Published media reports said the two companies agreed to establish a space taxi system that will launch its passengers on to a low-Earth orbit before 2016.
While Boeing has decades of experience in building rockets, Space Adventures has organized seven trips to the Space Station on board the Russian Soyuz spacecraft, a report published in the Washington Post says.
The space flights will be targeted at wealthy individuals, private companies, non-NASA Federal agencies and countries that need access to space. Trips to the Soyuz would be priced competitively, the companies said.
The last civilian to fly to the Soyuz was Guy Laliberte, founder of the Canadian entertainment company Cirque du Soleil, who reportedly paid $35 million for a 10-day trip in October 2009. However, Eric Anderson, cofounder and chairman of Space Adventure, believes that cost of space tourism will drop as customers increase.
I know it'll never be never be $40,000 or $4,000, if it doesn't start off at $40 million... We'll get there. Until launch technology radically changes, the price is still going to be quite expensive, Anderson was quoted as saying by Associated Press.
One of the biggest hurdles facing Boeing's space tourism ambitions is the clash among US lawmakers over what the next step should be for NASA as it prepares to close its Space Shuttle program.
Some lawmakers prefer rockets and spacecraft to be owned and operated by federal agencies, while others want to invest in companies like Boeing that are keen to develop the space equivalent of airlines.
A report published in the The New York Times said competition, the thinking goes, will drive down the costs of getting into space, leading to a profitable new American industry and freeing more of NASA's budget for deep-space missions.

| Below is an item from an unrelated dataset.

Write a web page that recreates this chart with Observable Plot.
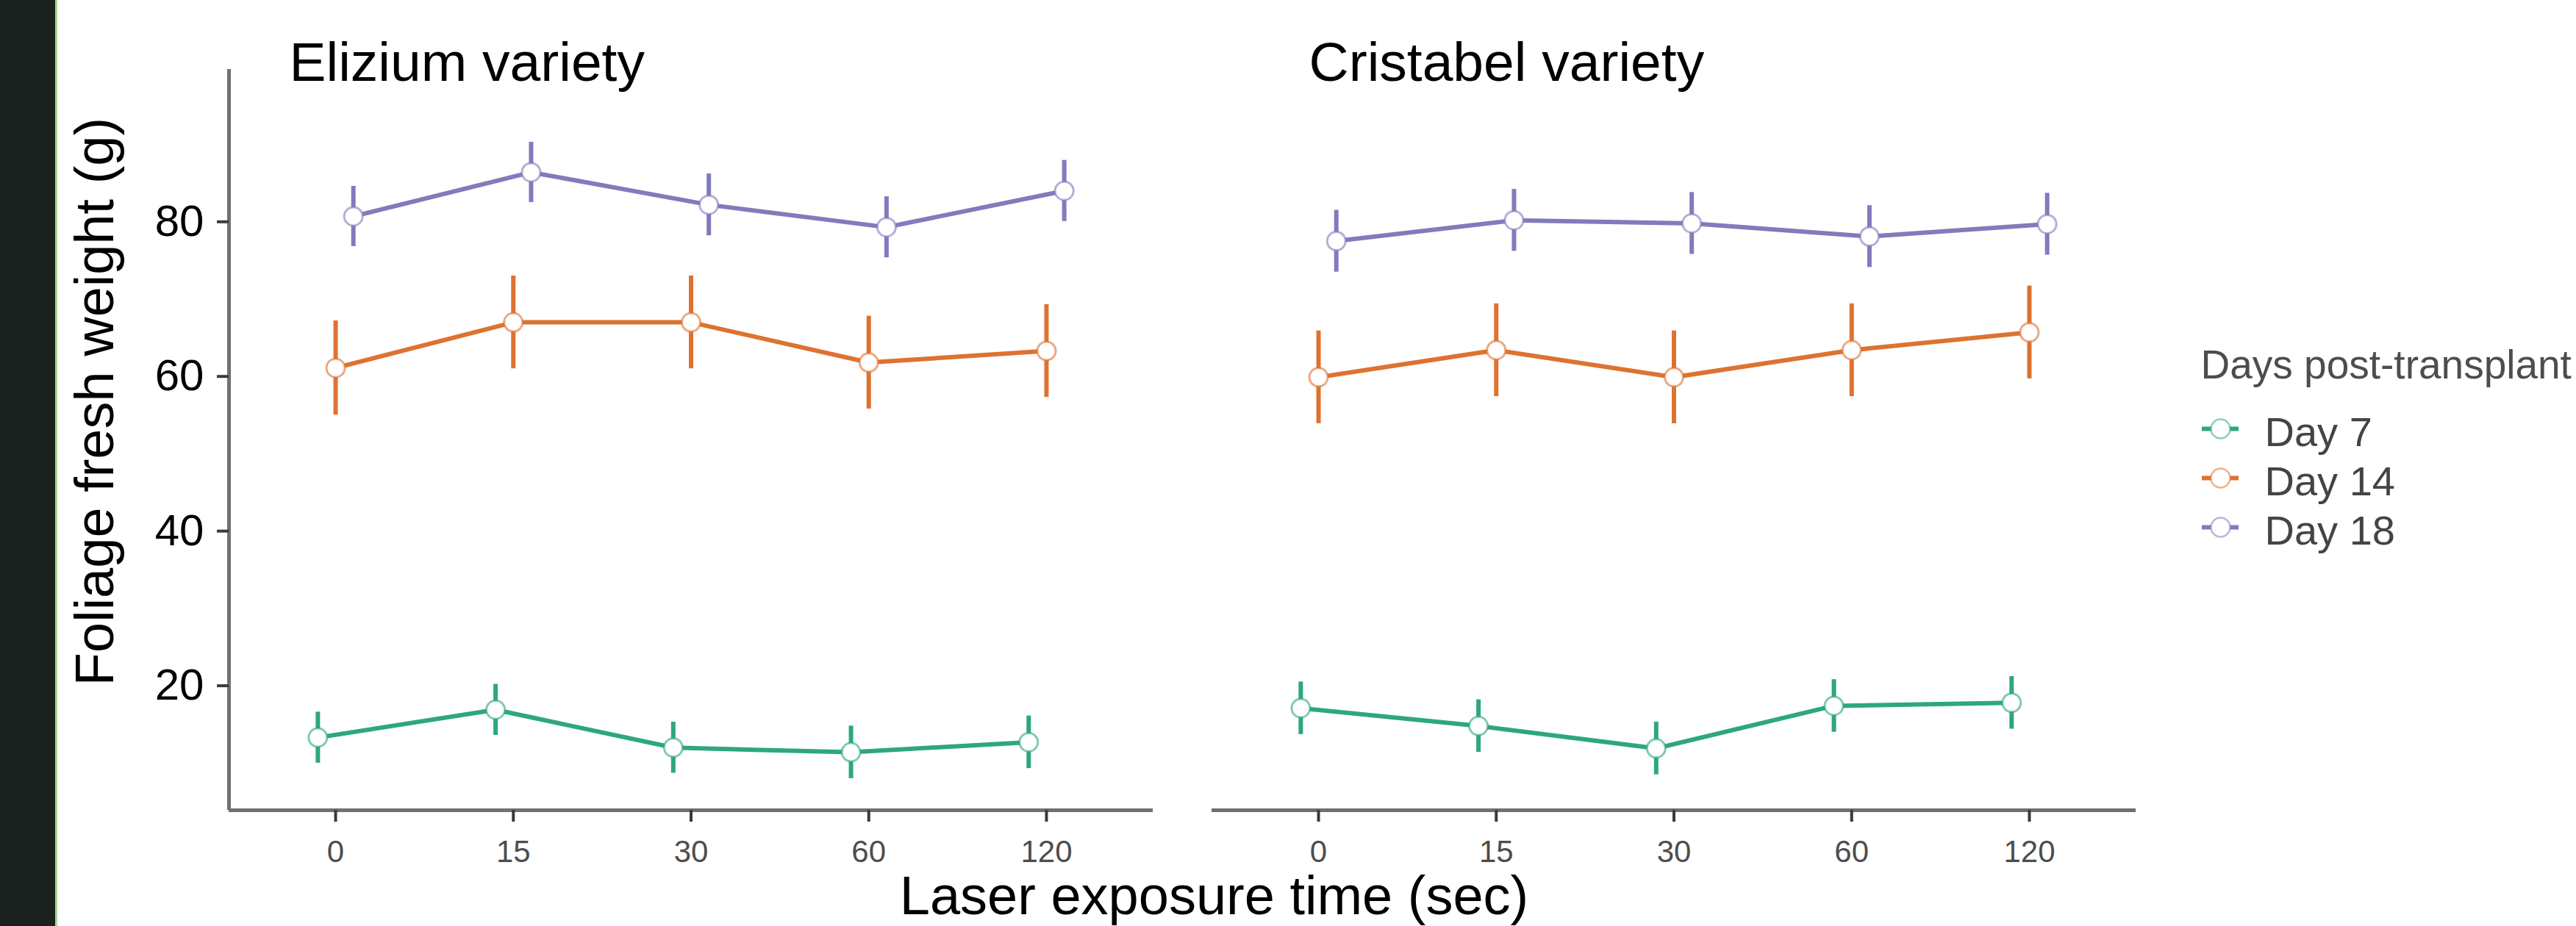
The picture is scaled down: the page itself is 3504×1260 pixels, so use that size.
<!DOCTYPE html>
<html>
<head>
<meta charset="utf-8">
<script src="https://cdn.jsdelivr.net/npm/d3@7"></script>
<script src="https://cdn.jsdelivr.net/npm/@observablehq/plot@0.6"></script>
<style>
  html, body { margin: 0; padding: 0; background: #ffffff; }
  #wrap { position: relative; width: 3504px; height: 1260px; overflow: hidden; background: #ffffff;
          font-family: "Liberation Sans", Arial, Helvetica, sans-serif; }
  #chart { position: absolute; left: 0; top: 0; }
  #legend { position: absolute; left: 2960px; top: 440px; }
  #strip { position: absolute; left: 0; top: 0; width: 75px; height: 1260px; background: #1b211e;
           border-right: 3px solid #a6d591; }
</style>
</head>
<body>
<div id="wrap">
  <div id="chart"></div>
  <div id="legend"></div>
  <div id="strip"></div>
</div>
<script>
// ---------- data ----------
const varieties = ["Elizium", "Cristabel"];
const panelTitles = ["Elizium variety", "Cristabel variety"];
const times = ["0", "15", "30", "60", "120"];
const days = ["Day 7", "Day 14", "Day 18"];
const dayColors = ["#2ea683", "#de7230", "#807cbc"];

const eliziumDay7 = [13.3, 16.9, 12.0, 11.4, 12.7];
const eliziumDay14 = [61.1, 67.0, 67.0, 61.8, 63.3];
const eliziumDay18 = [80.7, 86.4, 82.2, 79.3, 84.0];
const eliziumDay7SE = [3.3, 3.3, 3.3, 3.4, 3.4];
const eliziumDay14SE = [6.1, 6.0, 6.0, 6.0, 6.0];
const eliziumDay18SE = [3.9, 3.9, 4.0, 3.95, 3.95];

const cristabelDay7 = [17.1, 14.8, 11.9, 17.4, 17.8];
const cristabelDay14 = [59.9, 63.4, 59.9, 63.4, 65.7];
const cristabelDay18 = [77.5, 80.2, 79.8, 78.1, 79.7];
const cristabelDay7SE = [3.4, 3.4, 3.4, 3.4, 3.4];
const cristabelDay14SE = [6.0, 6.0, 6.0, 6.0, 6.0];
const cristabelDay18SE = [4.0, 4.0, 4.0, 4.0, 4.0];

const dodge = [-0.1, 0, 0.1];       // position_dodge offsets (in category units)
const xDomain = [-0.6, 4.6];        // discrete axis with 0.6 expansion
const yDomain = [3.9, 99.7];
const yTicks = [20, 40, 60, 80];

// ---------- table built from the arrays ----------
const series = [
  [varieties[0], days[0], eliziumDay7, eliziumDay7SE],
  [varieties[0], days[1], eliziumDay14, eliziumDay14SE],
  [varieties[0], days[2], eliziumDay18, eliziumDay18SE],
  [varieties[1], days[0], cristabelDay7, cristabelDay7SE],
  [varieties[1], days[1], cristabelDay14, cristabelDay14SE],
  [varieties[1], days[2], cristabelDay18, cristabelDay18SE]
];
const rows = [];
for (const [variety, day, means, ses] of series) {
  const di = days.indexOf(day);
  times.forEach((t, ti) => {
    rows.push({variety, day, time: t, xd: ti + dodge[di], mean: means[ti], lo: means[ti] - ses[ti], hi: means[ti] + ses[ti]});
  });
}

const FONT = '"Liberation Sans", Arial, Helvetica, sans-serif';

const chart = Plot.plot({
  width: 3504,
  height: 1260,
  marginLeft: 311,
  marginRight: 599,
  marginTop: 94,
  marginBottom: 158,
  style: {fontFamily: FONT, background: "transparent", overflow: "visible"},
  fx: {domain: varieties, paddingInner: 0.06, paddingOuter: 0, axis: null, label: null},
  x: {domain: xDomain, label: null},
  y: {domain: yDomain, label: null},
  color: {domain: days, range: dayColors},
  marks: [
    Plot.ruleY([yDomain[0]], {stroke: "#707070", strokeWidth: 5}),
    Plot.ruleX([xDomain[0]], {fx: [varieties[0]], stroke: "#707070", strokeWidth: 5}),
    Plot.axisY({ticks: yTicks, tickSize: 16, tickPadding: 18, stroke: "#3a3a3a", strokeWidth: 4,
                fill: "#000000", fontSize: 60, label: null}),
    Plot.axisX({ticks: times.map((t, i) => i), tickFormat: i => times[i], tickSize: 16, tickPadding: 25,
                stroke: "#3a3a3a", strokeWidth: 4, fill: "#4d4d4d", fontSize: 42, label: null}),
    Plot.ruleX(rows, {fx: "variety", x: "xd", y1: "lo", y2: "hi", stroke: "day", strokeWidth: 6}),
    Plot.line(rows, {fx: "variety", x: "xd", y: "mean", z: "day", stroke: "day", strokeWidth: 6}),
    Plot.dot(rows, {fx: "variety", x: "xd", y: "mean", r: 12.5, fill: "white", stroke: "day",
                    strokeWidth: 3, strokeOpacity: 0.6}),
    Plot.text([panelTitles[0]], {fx: [varieties[0]], text: d => d, frameAnchor: "top-left", textAnchor: "start",
                    lineAnchor: "bottom", dx: 82, dy: 15, fontSize: 75, fill: "#000000"}),
    Plot.text([panelTitles[1]], {fx: [varieties[1]], text: d => d, frameAnchor: "top-left", textAnchor: "start",
                    lineAnchor: "bottom", dx: 132, dy: 15, fontSize: 75, fill: "#000000"}),
    Plot.text(["Foliage fresh weight (g)"], {fx: [varieties[0]], text: d => d, frameAnchor: "left", rotate: -90,
                    textAnchor: "middle", lineAnchor: "middle", dx: -181, dy: -52, fontSize: 74, fill: "#000000"}),
    Plot.text(["Laser exposure time (sec)"], {fx: [varieties[0]], text: d => d, frameAnchor: "bottom-left",
                    textAnchor: "middle", lineAnchor: "bottom", dx: 1340, dy: 141, fontSize: 74, fill: "#000000"})
  ]
});
document.getElementById("chart").appendChild(chart);

const legend = Plot.plot({
  width: 544,
  height: 320,
  margin: 0,
  style: {fontFamily: FONT, background: "transparent", overflow: "visible"},
  x: {domain: [0, 1], range: [35, 85], axis: null},
  y: {type: "point", domain: days, range: [142, 277], padding: 0, axis: null},
  color: {domain: days, range: dayColors},
  marks: [
    Plot.ruleY(days, {y: d => d, x1: 0, x2: 1, stroke: d => d, strokeWidth: 6}),
    Plot.dot(days, {x: 0.5, y: d => d, r: 13, fill: "white", stroke: d => d, strokeWidth: 2.5, strokeOpacity: 0.55}),
    Plot.text(days, {x: 1, y: d => d, text: d => d, dx: 35, dy: 6, textAnchor: "start", fontSize: 56, fill: "#444444"}),
    Plot.text(["Days post-transplant"], {text: d => d, frameAnchor: "top-left", dx: 33, dy: 74, lineAnchor: "bottom",
                    textAnchor: "start", fontSize: 55, fill: "#4d4d4d"})
  ]
});
document.getElementById("legend").appendChild(legend);
</script>
</body>
</html>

The issue here is that significant federal funding is necessary to help private sector development. John Elbon, program manager of Boeing's commercial crew transportation system, told the Los Angeles Times that he believed that funding was essential for the emerging space tourism industry to succeed.
Currently, budget proposals for government funding range from $6 billion over five years to a mere $150 million over three.